EXERCISE PROMPT: Your output must be the lines below from the line containing "Rebuild this diagram" to the line containing "radius=103.5, y radius=131.5];", both lines included, reproduced exactly and without pictures.

(Dataset items)
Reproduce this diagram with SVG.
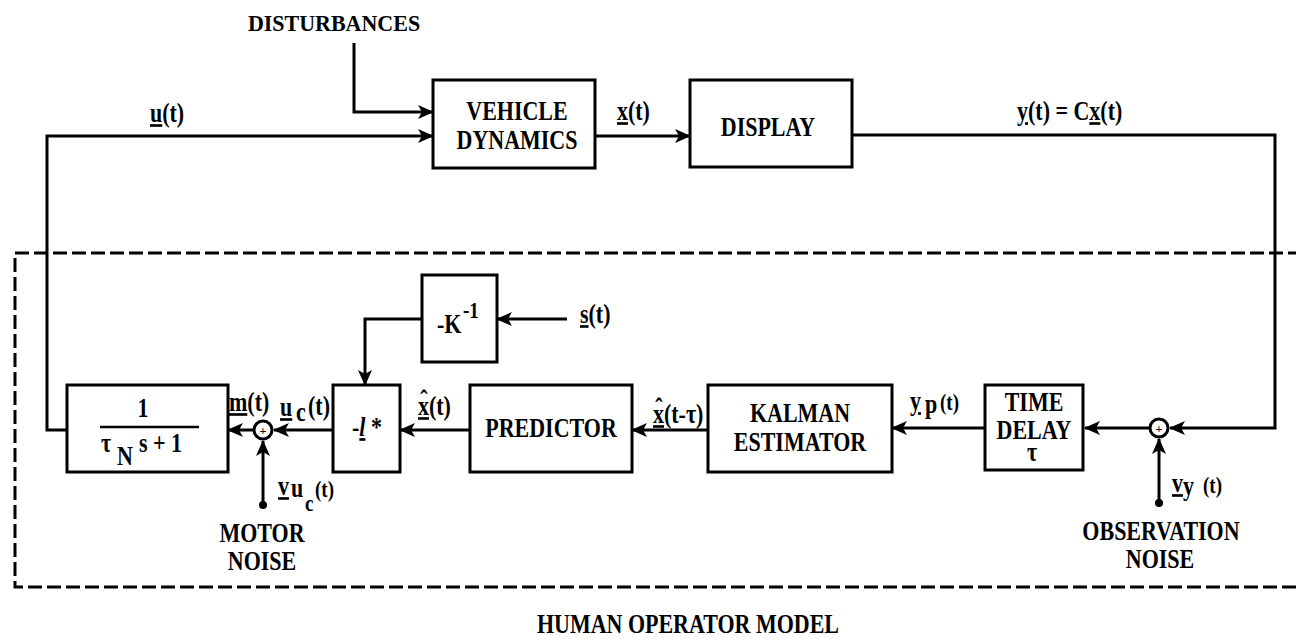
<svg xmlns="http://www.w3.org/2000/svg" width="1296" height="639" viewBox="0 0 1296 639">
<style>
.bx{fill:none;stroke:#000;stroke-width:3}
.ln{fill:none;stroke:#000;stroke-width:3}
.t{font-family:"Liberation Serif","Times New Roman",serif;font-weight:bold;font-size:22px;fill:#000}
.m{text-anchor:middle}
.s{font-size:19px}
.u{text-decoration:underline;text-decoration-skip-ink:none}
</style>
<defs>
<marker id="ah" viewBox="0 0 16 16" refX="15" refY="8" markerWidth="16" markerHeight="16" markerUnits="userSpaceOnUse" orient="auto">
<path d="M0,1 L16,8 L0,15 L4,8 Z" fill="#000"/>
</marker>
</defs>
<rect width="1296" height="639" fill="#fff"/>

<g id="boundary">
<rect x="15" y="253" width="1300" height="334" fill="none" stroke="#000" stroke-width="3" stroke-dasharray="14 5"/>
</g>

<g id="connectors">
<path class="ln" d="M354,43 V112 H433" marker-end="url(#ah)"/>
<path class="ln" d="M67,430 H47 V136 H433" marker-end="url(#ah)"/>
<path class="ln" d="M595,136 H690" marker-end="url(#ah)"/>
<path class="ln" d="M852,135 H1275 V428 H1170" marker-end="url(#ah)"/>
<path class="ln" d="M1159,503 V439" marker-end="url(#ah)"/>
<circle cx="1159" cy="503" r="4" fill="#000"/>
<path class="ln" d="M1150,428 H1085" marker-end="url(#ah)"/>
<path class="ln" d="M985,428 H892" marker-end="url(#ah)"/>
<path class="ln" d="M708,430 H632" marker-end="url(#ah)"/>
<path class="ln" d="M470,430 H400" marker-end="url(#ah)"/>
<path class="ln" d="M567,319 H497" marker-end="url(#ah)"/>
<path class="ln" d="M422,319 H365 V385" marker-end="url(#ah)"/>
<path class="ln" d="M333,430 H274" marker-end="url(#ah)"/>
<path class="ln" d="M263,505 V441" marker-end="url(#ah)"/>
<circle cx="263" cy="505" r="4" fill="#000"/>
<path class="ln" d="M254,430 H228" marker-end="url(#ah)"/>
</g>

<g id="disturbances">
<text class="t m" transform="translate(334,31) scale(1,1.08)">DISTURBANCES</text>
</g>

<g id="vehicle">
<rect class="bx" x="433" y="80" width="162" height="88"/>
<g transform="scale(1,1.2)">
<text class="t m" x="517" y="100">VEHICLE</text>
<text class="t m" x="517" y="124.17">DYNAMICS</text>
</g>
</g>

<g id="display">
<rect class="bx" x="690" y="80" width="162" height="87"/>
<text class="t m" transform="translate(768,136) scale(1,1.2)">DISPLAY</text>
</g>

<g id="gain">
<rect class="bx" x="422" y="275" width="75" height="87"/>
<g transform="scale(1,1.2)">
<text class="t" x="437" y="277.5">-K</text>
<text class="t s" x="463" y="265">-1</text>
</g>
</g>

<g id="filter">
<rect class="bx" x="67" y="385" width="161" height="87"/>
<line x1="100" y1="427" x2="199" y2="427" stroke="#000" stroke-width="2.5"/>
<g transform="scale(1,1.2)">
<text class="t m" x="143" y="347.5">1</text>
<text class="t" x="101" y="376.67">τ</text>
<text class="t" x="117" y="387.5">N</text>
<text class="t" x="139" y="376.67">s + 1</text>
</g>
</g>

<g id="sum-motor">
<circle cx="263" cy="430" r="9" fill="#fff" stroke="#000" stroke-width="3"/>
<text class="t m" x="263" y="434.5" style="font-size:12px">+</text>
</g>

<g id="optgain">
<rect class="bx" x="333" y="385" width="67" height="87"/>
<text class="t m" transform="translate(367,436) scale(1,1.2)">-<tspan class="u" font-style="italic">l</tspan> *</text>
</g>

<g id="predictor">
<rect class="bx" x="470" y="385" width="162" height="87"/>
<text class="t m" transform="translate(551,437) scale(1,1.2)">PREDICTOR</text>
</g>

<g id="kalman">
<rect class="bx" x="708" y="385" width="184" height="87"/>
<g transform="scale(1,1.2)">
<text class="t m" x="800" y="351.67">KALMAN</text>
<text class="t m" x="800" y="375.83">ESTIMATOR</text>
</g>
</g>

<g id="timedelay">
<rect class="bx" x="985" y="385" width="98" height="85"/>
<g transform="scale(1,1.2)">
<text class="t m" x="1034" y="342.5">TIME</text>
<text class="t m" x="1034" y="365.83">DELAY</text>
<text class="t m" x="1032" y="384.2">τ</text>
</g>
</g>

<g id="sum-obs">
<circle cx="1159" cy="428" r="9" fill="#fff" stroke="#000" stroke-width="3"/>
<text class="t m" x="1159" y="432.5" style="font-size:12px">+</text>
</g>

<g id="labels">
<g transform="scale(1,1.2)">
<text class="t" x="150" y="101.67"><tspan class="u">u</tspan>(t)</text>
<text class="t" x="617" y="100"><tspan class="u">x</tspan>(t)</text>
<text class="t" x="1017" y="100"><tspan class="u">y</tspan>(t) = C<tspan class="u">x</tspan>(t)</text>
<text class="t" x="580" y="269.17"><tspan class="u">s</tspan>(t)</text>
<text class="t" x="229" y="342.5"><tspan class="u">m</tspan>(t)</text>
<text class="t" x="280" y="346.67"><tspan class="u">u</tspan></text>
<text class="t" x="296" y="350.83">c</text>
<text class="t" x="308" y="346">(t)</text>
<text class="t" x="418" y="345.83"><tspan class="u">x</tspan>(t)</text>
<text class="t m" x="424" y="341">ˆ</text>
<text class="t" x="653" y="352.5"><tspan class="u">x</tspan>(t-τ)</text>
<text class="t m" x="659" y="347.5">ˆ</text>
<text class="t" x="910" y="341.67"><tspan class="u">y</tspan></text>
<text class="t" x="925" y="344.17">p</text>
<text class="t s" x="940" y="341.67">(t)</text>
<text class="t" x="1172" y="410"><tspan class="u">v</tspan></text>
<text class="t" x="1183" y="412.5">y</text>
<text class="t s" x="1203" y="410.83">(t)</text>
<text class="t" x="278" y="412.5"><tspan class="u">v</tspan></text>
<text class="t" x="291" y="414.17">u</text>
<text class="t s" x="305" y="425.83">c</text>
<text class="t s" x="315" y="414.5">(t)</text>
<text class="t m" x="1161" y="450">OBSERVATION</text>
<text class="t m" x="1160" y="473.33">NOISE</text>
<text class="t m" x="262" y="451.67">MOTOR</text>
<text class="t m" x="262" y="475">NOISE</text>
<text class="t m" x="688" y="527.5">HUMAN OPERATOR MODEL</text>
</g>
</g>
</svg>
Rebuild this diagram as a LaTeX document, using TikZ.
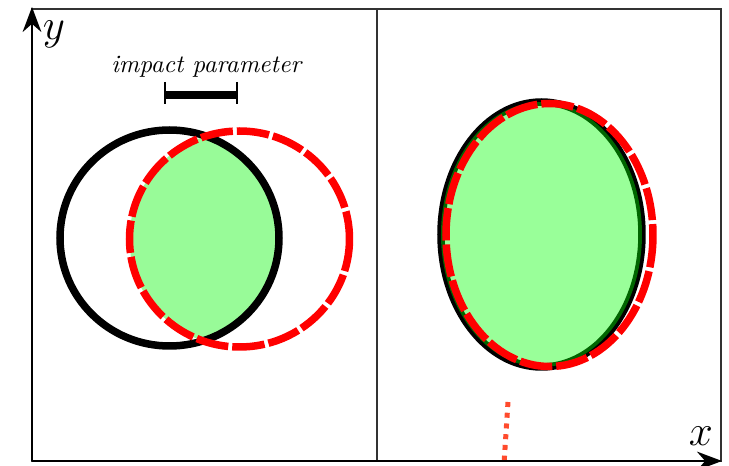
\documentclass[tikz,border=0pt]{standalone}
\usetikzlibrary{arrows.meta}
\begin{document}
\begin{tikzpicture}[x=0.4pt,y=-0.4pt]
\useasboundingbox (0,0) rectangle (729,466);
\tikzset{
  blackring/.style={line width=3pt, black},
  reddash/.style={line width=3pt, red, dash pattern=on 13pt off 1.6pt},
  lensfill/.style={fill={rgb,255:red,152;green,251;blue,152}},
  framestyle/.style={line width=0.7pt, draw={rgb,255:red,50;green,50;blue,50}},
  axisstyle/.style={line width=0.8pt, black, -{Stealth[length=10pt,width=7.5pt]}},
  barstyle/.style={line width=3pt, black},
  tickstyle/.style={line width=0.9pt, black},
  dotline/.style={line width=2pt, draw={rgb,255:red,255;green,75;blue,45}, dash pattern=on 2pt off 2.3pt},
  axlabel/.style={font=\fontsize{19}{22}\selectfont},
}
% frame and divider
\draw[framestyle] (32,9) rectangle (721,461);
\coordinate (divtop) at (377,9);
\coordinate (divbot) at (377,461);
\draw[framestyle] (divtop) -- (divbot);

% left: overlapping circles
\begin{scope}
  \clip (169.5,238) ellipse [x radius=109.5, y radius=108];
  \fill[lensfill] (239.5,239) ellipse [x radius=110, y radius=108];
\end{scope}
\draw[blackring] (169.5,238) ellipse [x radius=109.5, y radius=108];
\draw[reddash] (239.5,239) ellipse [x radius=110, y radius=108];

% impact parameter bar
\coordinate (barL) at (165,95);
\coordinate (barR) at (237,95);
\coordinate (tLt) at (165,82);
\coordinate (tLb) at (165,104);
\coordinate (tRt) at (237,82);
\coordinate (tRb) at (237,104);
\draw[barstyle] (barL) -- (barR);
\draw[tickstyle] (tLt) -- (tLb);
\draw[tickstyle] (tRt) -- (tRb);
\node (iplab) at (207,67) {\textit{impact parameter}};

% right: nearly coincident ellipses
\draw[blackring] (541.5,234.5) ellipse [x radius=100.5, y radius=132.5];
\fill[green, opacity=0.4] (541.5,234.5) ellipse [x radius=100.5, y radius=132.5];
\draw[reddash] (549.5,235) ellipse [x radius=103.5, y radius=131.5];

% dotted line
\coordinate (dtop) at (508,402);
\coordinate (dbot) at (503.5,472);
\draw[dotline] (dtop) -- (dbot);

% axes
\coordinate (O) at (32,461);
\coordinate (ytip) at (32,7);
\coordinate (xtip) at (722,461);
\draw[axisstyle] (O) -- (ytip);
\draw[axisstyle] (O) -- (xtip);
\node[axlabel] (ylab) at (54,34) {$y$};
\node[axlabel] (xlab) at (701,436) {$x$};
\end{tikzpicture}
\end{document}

THE OUTPUT:
Rebuild this diagram as a LaTeX document, using TikZ.
\documentclass[tikz,border=0pt]{standalone}
\usetikzlibrary{arrows.meta}
\begin{document}
\begin{tikzpicture}[x=0.4pt,y=-0.4pt]
\useasboundingbox (0,0) rectangle (729,466);
\tikzset{
  blackring/.style={line width=3pt, black},
  reddash/.style={line width=3pt, red, dash pattern=on 13pt off 1.6pt},
  lensfill/.style={fill={rgb,255:red,152;green,251;blue,152}},
  framestyle/.style={line width=0.7pt, draw={rgb,255:red,50;green,50;blue,50}},
  axisstyle/.style={line width=0.8pt, black, -{Stealth[length=10pt,width=7.5pt]}},
  barstyle/.style={line width=3pt, black},
  tickstyle/.style={line width=0.9pt, black},
  dotline/.style={line width=2pt, draw={rgb,255:red,255;green,75;blue,45}, dash pattern=on 2pt off 2.3pt},
  axlabel/.style={font=\fontsize{19}{22}\selectfont},
}
% frame and divider
\draw[framestyle] (32,9) rectangle (721,461);
\coordinate (divtop) at (377,9);
\coordinate (divbot) at (377,461);
\draw[framestyle] (divtop) -- (divbot);

% left: overlapping circles
\begin{scope}
  \clip (169.5,238) ellipse [x radius=109.5, y radius=108];
  \fill[lensfill] (239.5,239) ellipse [x radius=110, y radius=108];
\end{scope}
\draw[blackring] (169.5,238) ellipse [x radius=109.5, y radius=108];
\draw[reddash] (239.5,239) ellipse [x radius=110, y radius=108];

% impact parameter bar
\coordinate (barL) at (165,95);
\coordinate (barR) at (237,95);
\coordinate (tLt) at (165,82);
\coordinate (tLb) at (165,104);
\coordinate (tRt) at (237,82);
\coordinate (tRb) at (237,104);
\draw[barstyle] (barL) -- (barR);
\draw[tickstyle] (tLt) -- (tLb);
\draw[tickstyle] (tRt) -- (tRb);
\node (iplab) at (207,67) {\textit{impact parameter}};

% right: nearly coincident ellipses
\draw[blackring] (541.5,234.5) ellipse [x radius=100.5, y radius=132.5];
\fill[green, opacity=0.4] (541.5,234.5) ellipse [x radius=100.5, y radius=132.5];
\draw[reddash] (549.5,235) ellipse [x radius=103.5, y radius=131.5];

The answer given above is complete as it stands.